Urban Zen will cover the salaries of a patient “navigator,” a sort of cancer-ward concierge, and a yoga coordinator. The Yees and Dr. Merrell expect that about half the eligible patients will decline to participate. Those who do will find a flexible definition of yoga, with some who are very ill simply getting help to breathe from a yogi who will also manipulate their limbs, rub their feet or simply listen to them.

Last week, two yoga teachers in Karan-designed black T-shirts printed with white block letters saying, “The Unstoppable PATH/Patient Awareness Towards Healing,” approached several patients for an impromptu workout.
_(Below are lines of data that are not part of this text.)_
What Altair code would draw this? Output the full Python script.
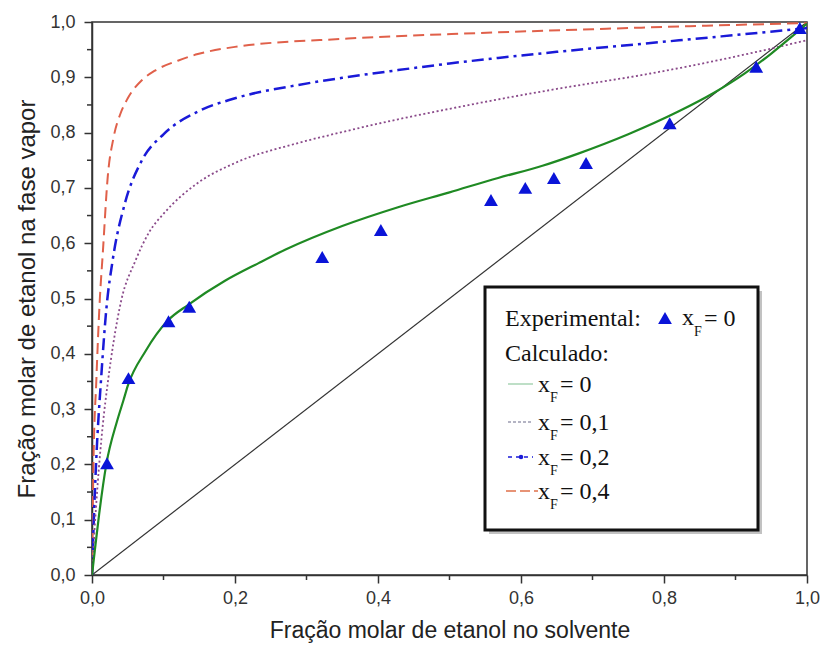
import altair as alt
import pandas as pd

# ---------------- data ----------------
exp_x = [0.021, 0.051, 0.107, 0.136, 0.322, 0.404, 0.558, 0.606, 0.646, 0.691, 0.808, 0.929, 0.990]
exp_y = [0.202, 0.356, 0.459, 0.485, 0.575, 0.624, 0.678, 0.700, 0.718, 0.745, 0.817, 0.919, 0.989]

g_x = [0, 0.004, 0.01, 0.02, 0.035, 0.044, 0.05, 0.075, 0.106, 0.135, 0.186, 0.233, 0.27, 0.35,
       0.428, 0.5, 0.568, 0.63, 0.68, 0.75, 0.82, 0.87, 0.913, 0.95, 0.98, 1.0]
g_y = [0, 0.045, 0.11, 0.2, 0.278, 0.316, 0.342, 0.405, 0.46, 0.489, 0.532, 0.564, 0.588, 0.631,
       0.665, 0.692, 0.718, 0.74, 0.762, 0.797, 0.838, 0.872, 0.907, 0.943, 0.975, 0.997]

p_x = [0, 0.003, 0.008, 0.015, 0.022, 0.03, 0.041, 0.06, 0.08, 0.102, 0.148, 0.2, 0.288, 0.35, 0.428,
       0.5, 0.568, 0.65, 0.773, 0.88, 1.0]
p_y = [0, 0.07, 0.166, 0.27, 0.347, 0.42, 0.497, 0.566, 0.62, 0.656, 0.709, 0.745, 0.781, 0.801, 0.824,
       0.843, 0.86, 0.879, 0.905, 0.932, 0.967]

b_x = [0, 0.002, 0.006, 0.013, 0.02, 0.029, 0.046, 0.069, 0.1, 0.148, 0.2, 0.288, 0.35, 0.428, 0.5,
       0.568, 0.65, 0.773, 0.88, 1.0]
b_y = [0, 0.08, 0.21, 0.36, 0.48, 0.57, 0.672, 0.748, 0.797, 0.838, 0.862, 0.886, 0.899, 0.913, 0.925,
       0.935, 0.946, 0.961, 0.974, 0.989]

r_x = [0, 0.002, 0.006, 0.011, 0.015, 0.022, 0.03, 0.04, 0.05, 0.07, 0.088, 0.12, 0.148, 0.2, 0.358,
       0.54, 0.7, 0.85, 1.0]
r_y = [0, 0.2, 0.35, 0.5, 0.58, 0.72, 0.79, 0.835, 0.862, 0.895, 0.912, 0.93, 0.942, 0.955, 0.97,
       0.98, 0.987, 0.993, 0.998]

diag_x = [0, 1]
diag_y = [0, 1]

x_major = [0, 0.2, 0.4, 0.6, 0.8, 1.0]
x_minor = [0.1, 0.3, 0.5, 0.7, 0.9]
y_major = [0, 0.1, 0.2, 0.3, 0.4, 0.5, 0.6, 0.7, 0.8, 0.9, 1.0]
y_minor = [0.05, 0.15, 0.25, 0.35, 0.45, 0.55, 0.65, 0.75, 0.85, 0.95]

# ---------------- scales / axes ----------------
xs = alt.Scale(domain=[0, 1], nice=False, zero=False)
ys = alt.Scale(domain=[0, 1], nice=False, zero=False)

lab = "replace(format(datum.value, '.1f'), '.', ',')"
x_axis = alt.Axis(values=x_major, labelExpr=lab, title="Fração molar de etanol no solvente",
                  grid=False, tickSize=8, labelPadding=6, titlePadding=12, domainWidth=1.5,
                  tickWidth=1.5, titleFontSize=23, labelFlush=False)
y_axis = alt.Axis(values=y_major, labelExpr=lab, title="Fração molar de etanol na fase vapor",
                  grid=False, tickSize=8, labelPadding=9, titlePadding=10, domainWidth=1.5,
                  tickWidth=1.5, titleFontSize=24, labelFlush=False)


def curve(xv, yv, color, width, dash=None, with_axes=False):
    df = pd.DataFrame({"x": xv, "y": yv})
    kw = dict(color=color, strokeWidth=width, interpolate="monotone", clip=True)
    if dash:
        kw["strokeDash"] = dash
    if with_axes:
        enc = dict(x=alt.X("x:Q", scale=xs, axis=x_axis), y=alt.Y("y:Q", scale=ys, axis=y_axis))
    else:
        enc = dict(x=alt.X("x:Q", scale=xs), y=alt.Y("y:Q", scale=ys))
    return alt.Chart(df).mark_line(**kw).encode(**enc)


diag = curve(diag_x, diag_y, "#333333", 1.2, with_axes=True)
red = curve(r_x, r_y, "#e0604a", 2, [11, 6])
blue = curve(b_x, b_y, "#1a1ad8", 2.5, [12, 5, 3, 5])
purple = curve(p_x, p_y, "#8a4a8a", 1.8, [2, 2.5])
green = curve(g_x, g_y, "#1f8a23", 2.2)

pts = alt.Chart(pd.DataFrame({"x": exp_x, "y": exp_y})).mark_point(
    shape="triangle-up", filled=True, color="#0a14d8", size=190, opacity=1
).encode(x=alt.X("x:Q", scale=xs), y=alt.Y("y:Q", scale=ys))

xminor = alt.Chart(pd.DataFrame({"x": x_minor})).mark_rule(color="#333333", strokeWidth=1.5).encode(
    x=alt.X("x:Q", scale=xs), y=alt.value(553), y2=alt.value(558))
yminor = alt.Chart(pd.DataFrame({"y": y_minor})).mark_rule(color="#333333", strokeWidth=1.5).encode(
    y=alt.Y("y:Q", scale=ys), x=alt.value(-5), x2=alt.value(0))

# ---------------- legend (page coords minus plot origin) ----------------
one = pd.DataFrame({"a": [0]})
OX, OY = 94, 22


def box(x1, y1, x2, y2, **kw):
    return alt.Chart(one).mark_rect(**kw).encode(
        x=alt.value(x1 - OX), x2=alt.value(x2 - OX), y=alt.value(y1 - OY), y2=alt.value(y2 - OY))


def txt(s, x, y, size=24, color="#111111", align="left"):
    return alt.Chart(one).mark_text(text=s, font="Liberation Serif", fontSize=size, color=color,
                                    align=align, baseline="alphabetic").encode(
        x=alt.value(x - OX), y=alt.value(y - OY))


def seg(x1, x2, y, color, width, dash=None):
    kw = dict(color=color, strokeWidth=width)
    if dash:
        kw["strokeDash"] = dash
    return alt.Chart(one).mark_rule(**kw).encode(
        x=alt.value(x1 - OX), x2=alt.value(x2 - OX), y=alt.value(y - OY))


legend = [
    box(491, 291, 764, 534, color="#9a9a9a", opacity=0.6),
    box(487, 287, 760, 530, fill="white", stroke="#111111", strokeWidth=3),
    txt("Experimental:", 507, 326),
    alt.Chart(one).mark_point(shape="triangle-up", filled=True, color="#0a14d8", size=190, opacity=1)
    .encode(x=alt.value(667 - OX), y=alt.value(318 - OY)),
    txt("x", 684, 325), txt("F", 696, 336, size=14), txt("= 0", 706, 326),
    txt("Calculado:", 507, 361),
]
rows = [
    (392, "= 0", "#a8d5b5", 1.5, None, 510, 535),
    (430, "= 0,1", "#6a6a8a", 1.2, [3, 2], 510, 535),
    (465, "= 0,2", "#1a1ad8", 1.5, [4, 4], 510, 535),
    (499, "= 0,4", "#e0704a", 1.5, [10, 4], 508, 540),
]
for base, s, col, w, dash, sx1, sx2 in rows:
    legend.append(seg(sx1, sx2, base - 8, col, w, dash))
    legend.append(txt("x", 540, base))
    legend.append(txt("F", 552, base + 10, size=14))
    legend.append(txt(s, 562, base))
legend.append(alt.Chart(one).mark_point(shape="circle", filled=True, color="#1a1ad8", size=20, opacity=1)
              .encode(x=alt.value(523 - OX), y=alt.value(457 - OY)))

chart = alt.layer(diag, red, blue, purple, green, pts, xminor, yminor, *legend).properties(
    width=715, height=553,
    autosize=alt.AutoSizeParams(type="none"),
    padding={"left": 84, "top": 14, "right": 13, "bottom": 80},
).configure_view(stroke="#333333", strokeWidth=1.5).configure_axis(
    labelFont="Liberation Sans", labelFontSize=18, labelColor="#333333",
    titleFont="Liberation Sans", titleFontWeight="normal", titleColor="#222222",
    domainColor="#333333", tickColor="#333333",
)

chart.save("out.html", embed_options={"renderer": "svg", "actions": False})
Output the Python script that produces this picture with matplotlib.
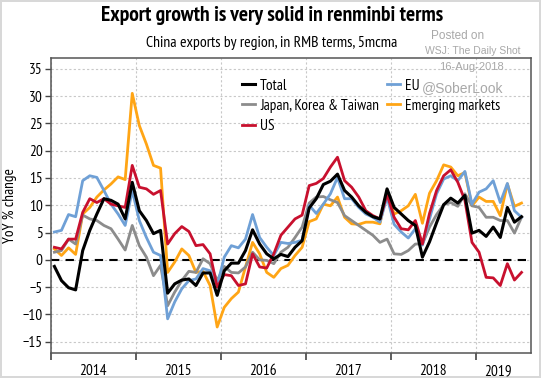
import numpy as np
import matplotlib
matplotlib.use("Agg")
import matplotlib.pyplot as plt
from matplotlib.ticker import FixedLocator, NullFormatter

# monthly, Jan 2014 .. Jul 2019 (5mcma, YoY %)
total = [-1.2, -3.8, -5.1, -5.5, 1.7, 5.4, 8.4, 11.2, 10.9, 10.2, 7.5, 14.2,
         9.0, 7.2, 4.8, 5.4, -6.1, -4.4, -3.7, -3.5, -4.7, -2.4, -2.4, -6.5,
         -2.0, -0.6, -0.6, 1.7, 5.5, 2.9, 1.1, 0.2, 1.0, 0.6, 2.3, 3.5,
         9.5, 11.2, 13.8, 14.4, 15.7, 12.7, 11.5, 9.9, 8.7, 7.9, 7.5, 13.0,
         9.6, 8.4, 7.2, 6.3, 0.5, 3.3, 6.8, 10.1, 11.3, 10.4, 11.8, 4.9,
         5.4, 4.3, 6.0, 4.1, 9.6, 6.9, 7.9]
us = [2.3, 2.0, 3.8, 3.8, 8.7, 11.2, 10.5, 11.2, 10.2, 9.9, 9.6, 17.3,
      13.3, 13.0, 12.0, 12.7, 2.9, 4.8, 6.1, 5.2, 2.6, 2.8, 1.1, -5.0,
      -2.7, -2.9, -4.7, -4.4, 1.1, -1.3, -1.5, 1.1, 4.5, 6.0, 7.5, 8.2,
      13.6, 14.0, 14.9, 17.0, 18.8, 14.5, 13.3, 11.5, 9.0, 8.1, 7.5, 12.0,
      7.8, 5.7, 5.5, 7.2, 2.9, 8.5, 12.7, 15.4, 16.5, 14.2, 10.9, 3.2,
      1.4, -3.2, -3.3, -4.7, -0.7, -3.7, -2.3]
emerging = [2.0, 0.8, 2.2, 1.0, 8.4, 9.6, 11.5, 12.8, 13.9, 15.2, 14.7, 30.5,
            24.6, 21.2, 17.3, 16.8, -2.3, -0.4, 2.0, 0.8, -2.3, -2.1, -4.7, -12.3,
            -8.7, -7.1, -5.9, -1.3, 3.2, 1.1, -2.3, -3.2, -1.6, -1.0, 0.8, 2.3,
            7.0, 7.5, 10.2, 9.9, 11.5, 7.8, 6.6, 6.5, 6.9, 6.9, 6.6, 12.7,
            8.4, 9.0, 9.9, 12.0, 6.7, 12.2, 14.5, 17.4, 17.0, 15.4, 16.0, 9.9,
            11.5, 10.7, 10.7, 8.1, 13.9, 9.8, 10.4]
eu = [5.1, 5.4, 8.3, 7.9, 14.5, 15.4, 15.1, 12.7, 10.2, 8.4, 6.3, 12.7,
      7.2, 4.1, 1.4, 0.8, -10.8, -7.7, -5.3, -3.8, -3.5, -1.6, -2.0, -4.7,
      0.5, 2.6, 2.2, 3.8, 8.3, 4.1, 2.3, 0.8, 3.2, 3.0, 3.2, 3.6,
      10.0, 8.5, 10.2, 12.1, 15.1, 11.2, 11.2, 9.6, 8.4, 7.8, 6.9, 11.5,
      6.5, 5.1, 4.0, 5.7, 2.7, 7.5, 12.1, 14.8, 15.4, 14.5, 16.2, 10.2,
      12.4, 13.0, 14.5, 10.5, 14.0, 9.0, 7.8]
jkt = [1.4, 1.7, 3.8, 2.9, 8.2, 7.5, 7.2, 6.3, 5.7, 3.8, 1.8, 6.3,
       2.6, 0.5, -2.9, -1.0, -8.4, -5.9, -3.8, -2.1, -2.3, 0.2, -0.7, -3.8,
       -1.2, -2.3, -2.4, -1.3, 1.4, 0.0, -0.1, -0.7, 1.4, 2.3, 4.1, 6.0,
       10.4, 11.5, 11.6, 11.0, 10.5, 8.1, 7.2, 6.3, 5.4, 4.5, 3.2, 3.8,
       1.1, 1.0, 1.7, 2.9, 2.9, 6.0, 8.3, 10.1, 10.5, 9.8, 12.1, 9.9,
       9.6, 7.8, 7.8, 7.2, 7.2, 4.9, 7.8]
years = ['2014', '2015', '2016', '2017', '2018', '2019']

# condensed face like the original; falls back if missing
plt.rcParams['font.family'] = ['PT Sans Narrow', 'Roboto Condensed', 'Liberation Sans', 'DejaVu Sans']

fig = plt.figure(figsize=(5.41, 3.78), dpi=100, edgecolor='#d8d8d8', linewidth=1.5)
ax = fig.add_axes([0.094, 0.067, 0.887, 0.78])

x = np.arange(len(total)) + 0.5
ax.plot(x, total, color='black', lw=2.2, label='Total', zorder=6)
ax.plot(x, jkt, color='#8c8c8c', lw=2.0, label='Japan, Korea & Taiwan', zorder=3)
ax.plot(x, us, color='#c8102e', lw=2.0, label='US', zorder=5)
ax.plot(x, eu, color='#6fa0d6', lw=2.0, label='EU', zorder=4)
ax.plot(x, emerging, color='#ffa515', lw=2.0, label='Emerging markets', zorder=2)
ax.axhline(0, color='black', lw=1.5, ls=(0, (4, 3)), zorder=1)

ax.set_xlim(0, 67.8)
ax.set_ylim(-17, 37)
ax.set_yticks(np.arange(-15, 36, 5))
ax.xaxis.set_major_locator(FixedLocator(np.arange(0, 61, 12)))
ax.xaxis.set_major_formatter(NullFormatter())
ax.xaxis.set_minor_locator(FixedLocator([6, 18, 30, 42, 54, 63.2]))
ax.set_xticklabels(years, minor=True)
ax.tick_params(axis='x', which='minor', length=0, pad=8, labelsize=11)
ax.tick_params(axis='x', which='major', length=5, width=1.2, color='#444444')
ax.tick_params(axis='y', length=4, width=1, labelsize=11, color='#444444', pad=2)
ax.grid(True, which='major', color='#c8c8c8', ls=(0, (2, 2)), lw=0.8)
ax.set_axisbelow(True)
for s in ax.spines.values():
    s.set_color('#555555')
    s.set_linewidth(1.1)
ax.set_ylabel('YoY % change', fontsize=11, labelpad=4)

handles, labels = ax.get_legend_handles_labels()
ax.legend(handles, labels, ncol=2, loc='upper left', bbox_to_anchor=(0.385, 0.95),
          frameon=False, fontsize=11, handlelength=0.9, handletextpad=0.3,
          columnspacing=0.5, labelspacing=0.4, borderaxespad=0)

fig.text(0.502, 0.96, 'Export growth is very solid in renminbi terms',
         ha='center', va='center', fontsize=15.5, fontweight='bold')
fig.text(0.503, 0.885, 'China exports by region, in RMB terms, 5mcma',
         ha='center', va='center', fontsize=11.3)

wm = ['Liberation Sans', 'DejaVu Sans']
fig.text(0.845, 0.905, 'Posted on', ha='center', va='center', fontsize=8.5,
         color='#a8a8a8', family=wm)
fig.text(0.873, 0.865, 'WSJ: The Daily Shot', ha='center', va='center',
         fontsize=7.5, color='#a8a8a8', family=wm)
fig.text(0.872, 0.823, '16-Aug-2018', ha='center', va='center', fontsize=8,
         color='#a8a8a8', family=wm)
fig.text(0.855, 0.767, '@SoberLook', ha='center', va='center', fontsize=10,
         color='#a8a8a8', family=wm)

fig.savefig('out.png', dpi=100, edgecolor=fig.get_edgecolor())
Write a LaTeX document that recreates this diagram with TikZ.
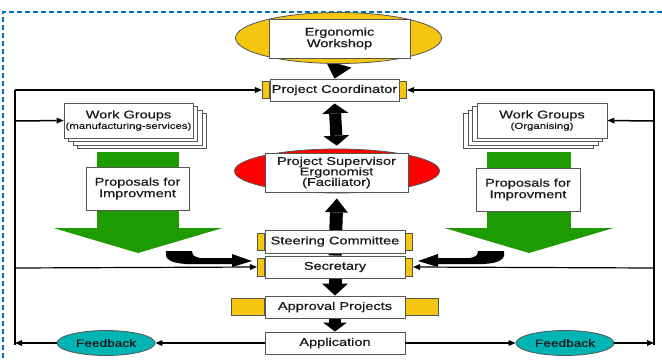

Looking like a radiantly healthy creature from another planet, one of the teachers, Shana Kuhn-Siegel, sidled up to the bedside of an emaciated 34-year-old patient, Natoya Harrison, who insisted on eating her meal of chicken and potatoes before embarking on yoga. Ms. Harrison, who was formerly obese, was hospitalized in a coma caused by complications of a gastric bypass performed elsewhere. What did she miss about life outside the hospital? Ms. Kuhn-Siegel asked. “Not being able to participate in sex, church,” Ms. Harrison said, adding, “I shouldn’t have said those two things together.”

“You can say whatever you want,” Ms. Kuhn-Siegel replied. She prompted the woman to talk about her 15-year-old son, and asked if she would like to close her eyes. “I thought you were going to ask me questions,” Ms. Harrison said nervously. “Why are you trying to put me to sleep? What’s your M.O.?”

Noticing the T-shirt, she perked up, asking: “Where can I get one of those?” Ms. Kuhn-Siegel promised to tell Ms. Karan that Ms. Harrison would like a shirt, and tried to capitalize on the connection.

“There’s a position I can put you in to relieve the pain in your abdomen,” she said. “It’s a position called ‘bound angle.’ ”

Ms. Harrison let Ms. Kuhn-Siegel manipulate her scrawny limbs, bending and straightening her knees, propping up her head. “How about a cup of green tea?” Ms. Kuhn-Siegel asked.

“Nope,” Ms. Harrison said. “I think I’m going to throw up.”

Ms. Kuhn-Siegel handed her a wastebasket and backed away.